Moynihan's mea culpa way too little, way too late

Posted by John Grooms on Tue, Jan 5, 2010 at 5:01 PM

As my colleague Rhi Bowman pointed out, new Bank of America CEO Brian Moynihan “admitted” in Raleigh yesterday that big banks are partly responsible for the economic crisis. In similar news, Hurricane Katrina admitted that it was partly responsible for New Orleans being “inconvenienced” in 2005.

Moynihan also “admitted” that banks had increased penalty fees on its customers and that "these fees hit a small group of customers particularly hard as the economy hit the skids." What Moynihan didn’t say is that those high penalty fees and loanshark-level interest rates would be going away anytime soon. It’s like someone “admitting” he’s stabbed you in the gut and then walking away without even taking the knife out.
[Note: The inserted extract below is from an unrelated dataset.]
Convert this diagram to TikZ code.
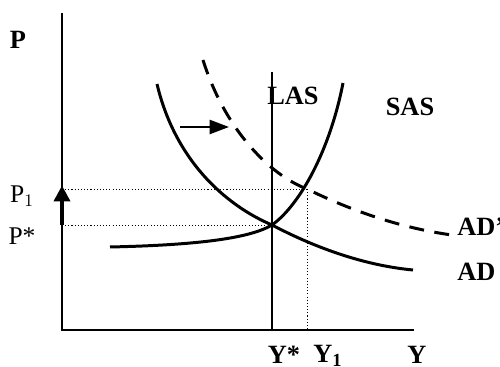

Moynihan also said that "The vehicles and practices that got us here, and have cost our industry billions of dollars in capital through losses, have to be reformed." Which would almost be believable if BofA wasn’t fighting tooth and nail in Congress, along with other big financial interests, to derail attempts to mandate reform and pass a Consumer Protection Act. We’ve seen all too clearly the results of lax regulations in the banking industry, and Congress needs to move ahead quickly to get the wolves back in their pens, despite Moynihan’s apologetic PR moves.